Data segment |
● ● ● ● ● ● ●

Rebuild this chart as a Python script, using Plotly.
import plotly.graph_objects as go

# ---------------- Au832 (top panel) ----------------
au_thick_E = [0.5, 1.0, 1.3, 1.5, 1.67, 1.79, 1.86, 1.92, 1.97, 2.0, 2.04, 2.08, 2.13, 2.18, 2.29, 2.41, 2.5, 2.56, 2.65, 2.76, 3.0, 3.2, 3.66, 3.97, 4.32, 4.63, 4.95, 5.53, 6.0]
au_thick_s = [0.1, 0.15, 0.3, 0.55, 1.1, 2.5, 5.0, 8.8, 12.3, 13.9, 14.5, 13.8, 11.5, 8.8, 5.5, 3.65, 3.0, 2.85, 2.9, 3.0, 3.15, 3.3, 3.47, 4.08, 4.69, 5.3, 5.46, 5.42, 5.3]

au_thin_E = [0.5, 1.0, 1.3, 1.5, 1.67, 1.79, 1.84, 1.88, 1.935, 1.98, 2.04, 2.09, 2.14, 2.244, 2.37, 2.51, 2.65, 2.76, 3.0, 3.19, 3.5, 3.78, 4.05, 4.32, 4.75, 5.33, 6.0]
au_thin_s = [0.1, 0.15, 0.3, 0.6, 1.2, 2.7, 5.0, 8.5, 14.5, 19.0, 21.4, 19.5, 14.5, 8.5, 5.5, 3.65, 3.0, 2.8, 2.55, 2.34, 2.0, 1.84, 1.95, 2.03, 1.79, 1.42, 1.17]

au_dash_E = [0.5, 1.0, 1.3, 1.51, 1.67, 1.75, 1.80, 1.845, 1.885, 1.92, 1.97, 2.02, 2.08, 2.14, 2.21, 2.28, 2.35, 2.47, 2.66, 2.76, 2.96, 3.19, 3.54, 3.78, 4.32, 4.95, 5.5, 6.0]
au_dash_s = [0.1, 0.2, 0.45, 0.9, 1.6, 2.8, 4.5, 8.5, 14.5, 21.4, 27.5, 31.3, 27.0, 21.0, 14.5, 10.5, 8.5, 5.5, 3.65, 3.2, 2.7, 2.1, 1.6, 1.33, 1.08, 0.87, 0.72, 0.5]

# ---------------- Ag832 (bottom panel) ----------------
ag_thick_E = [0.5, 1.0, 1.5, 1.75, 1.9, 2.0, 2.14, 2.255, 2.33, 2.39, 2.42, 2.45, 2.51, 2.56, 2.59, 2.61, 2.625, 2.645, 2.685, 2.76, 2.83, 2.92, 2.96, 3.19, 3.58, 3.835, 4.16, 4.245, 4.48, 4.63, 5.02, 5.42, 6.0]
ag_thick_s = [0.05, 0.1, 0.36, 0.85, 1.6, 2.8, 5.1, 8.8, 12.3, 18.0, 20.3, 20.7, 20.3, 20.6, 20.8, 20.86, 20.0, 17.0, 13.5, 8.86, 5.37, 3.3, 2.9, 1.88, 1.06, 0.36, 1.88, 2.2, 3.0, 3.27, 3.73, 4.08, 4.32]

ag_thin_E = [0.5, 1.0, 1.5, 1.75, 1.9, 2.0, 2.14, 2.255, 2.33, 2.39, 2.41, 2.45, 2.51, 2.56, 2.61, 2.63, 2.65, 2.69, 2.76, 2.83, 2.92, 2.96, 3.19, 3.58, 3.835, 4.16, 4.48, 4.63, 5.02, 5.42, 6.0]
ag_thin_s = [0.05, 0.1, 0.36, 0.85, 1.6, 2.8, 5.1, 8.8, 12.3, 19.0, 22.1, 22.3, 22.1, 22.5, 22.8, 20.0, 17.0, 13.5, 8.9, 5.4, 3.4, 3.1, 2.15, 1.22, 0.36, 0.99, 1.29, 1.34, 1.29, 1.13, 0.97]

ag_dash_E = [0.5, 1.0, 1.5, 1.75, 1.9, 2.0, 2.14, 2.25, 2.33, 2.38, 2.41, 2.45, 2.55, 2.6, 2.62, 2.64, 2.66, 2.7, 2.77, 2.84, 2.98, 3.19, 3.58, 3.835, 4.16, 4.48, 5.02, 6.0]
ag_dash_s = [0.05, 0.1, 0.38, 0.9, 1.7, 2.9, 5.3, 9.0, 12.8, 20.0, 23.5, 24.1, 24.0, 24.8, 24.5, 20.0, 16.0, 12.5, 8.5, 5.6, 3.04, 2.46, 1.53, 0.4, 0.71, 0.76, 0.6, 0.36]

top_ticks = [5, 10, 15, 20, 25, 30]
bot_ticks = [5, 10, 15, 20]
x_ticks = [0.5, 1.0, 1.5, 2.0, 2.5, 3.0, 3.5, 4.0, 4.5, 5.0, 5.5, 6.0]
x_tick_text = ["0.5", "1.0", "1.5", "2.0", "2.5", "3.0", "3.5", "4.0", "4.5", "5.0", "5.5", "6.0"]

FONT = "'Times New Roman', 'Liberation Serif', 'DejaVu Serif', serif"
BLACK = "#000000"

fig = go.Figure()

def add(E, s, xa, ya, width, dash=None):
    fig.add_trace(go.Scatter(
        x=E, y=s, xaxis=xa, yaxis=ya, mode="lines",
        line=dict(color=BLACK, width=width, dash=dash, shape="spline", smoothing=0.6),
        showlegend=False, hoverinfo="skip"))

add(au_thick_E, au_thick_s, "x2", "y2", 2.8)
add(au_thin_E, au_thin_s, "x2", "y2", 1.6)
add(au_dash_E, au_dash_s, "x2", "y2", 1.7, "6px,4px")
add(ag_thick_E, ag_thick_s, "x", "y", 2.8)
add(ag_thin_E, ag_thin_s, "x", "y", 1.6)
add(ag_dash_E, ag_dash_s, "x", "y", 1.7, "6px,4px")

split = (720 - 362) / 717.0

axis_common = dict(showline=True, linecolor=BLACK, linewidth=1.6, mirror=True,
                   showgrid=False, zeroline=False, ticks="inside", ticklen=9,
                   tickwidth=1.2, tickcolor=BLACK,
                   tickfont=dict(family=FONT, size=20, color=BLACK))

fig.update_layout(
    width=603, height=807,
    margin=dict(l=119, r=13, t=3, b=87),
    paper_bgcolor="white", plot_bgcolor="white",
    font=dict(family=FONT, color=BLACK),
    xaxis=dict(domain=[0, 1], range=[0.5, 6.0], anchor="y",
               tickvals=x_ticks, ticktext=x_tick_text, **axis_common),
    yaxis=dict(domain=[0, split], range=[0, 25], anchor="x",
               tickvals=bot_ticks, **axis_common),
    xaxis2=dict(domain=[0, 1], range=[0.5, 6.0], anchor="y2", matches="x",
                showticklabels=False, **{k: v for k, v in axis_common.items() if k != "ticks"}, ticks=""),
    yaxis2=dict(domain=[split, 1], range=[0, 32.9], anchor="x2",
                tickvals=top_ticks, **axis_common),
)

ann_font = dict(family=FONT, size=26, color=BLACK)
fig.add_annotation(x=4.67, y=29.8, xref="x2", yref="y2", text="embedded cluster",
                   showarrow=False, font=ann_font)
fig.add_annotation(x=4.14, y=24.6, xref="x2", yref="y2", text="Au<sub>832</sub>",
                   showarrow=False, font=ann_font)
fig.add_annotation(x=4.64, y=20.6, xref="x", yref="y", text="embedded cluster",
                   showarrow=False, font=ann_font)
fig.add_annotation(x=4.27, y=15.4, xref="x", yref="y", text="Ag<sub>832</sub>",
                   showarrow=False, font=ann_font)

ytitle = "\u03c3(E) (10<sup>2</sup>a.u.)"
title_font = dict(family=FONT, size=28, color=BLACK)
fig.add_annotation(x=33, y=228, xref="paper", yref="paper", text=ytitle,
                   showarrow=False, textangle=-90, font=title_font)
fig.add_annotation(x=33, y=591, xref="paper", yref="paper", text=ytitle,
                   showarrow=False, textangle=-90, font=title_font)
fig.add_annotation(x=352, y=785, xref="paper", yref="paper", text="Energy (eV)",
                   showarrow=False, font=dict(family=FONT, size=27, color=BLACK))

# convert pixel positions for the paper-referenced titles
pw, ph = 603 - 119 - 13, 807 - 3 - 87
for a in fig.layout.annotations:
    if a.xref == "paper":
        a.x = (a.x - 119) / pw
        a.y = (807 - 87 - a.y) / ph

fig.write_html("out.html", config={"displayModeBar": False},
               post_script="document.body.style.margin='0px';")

● ● ● ● ● ● ●

Task to complete |
Set down verbatim only the lines between the start of the data above and the line with "import plotly.graph_objects as go", both boundaries included.

Result of this exercise |
Rebuild this chart as a Python script, using Plotly.
import plotly.graph_objects as go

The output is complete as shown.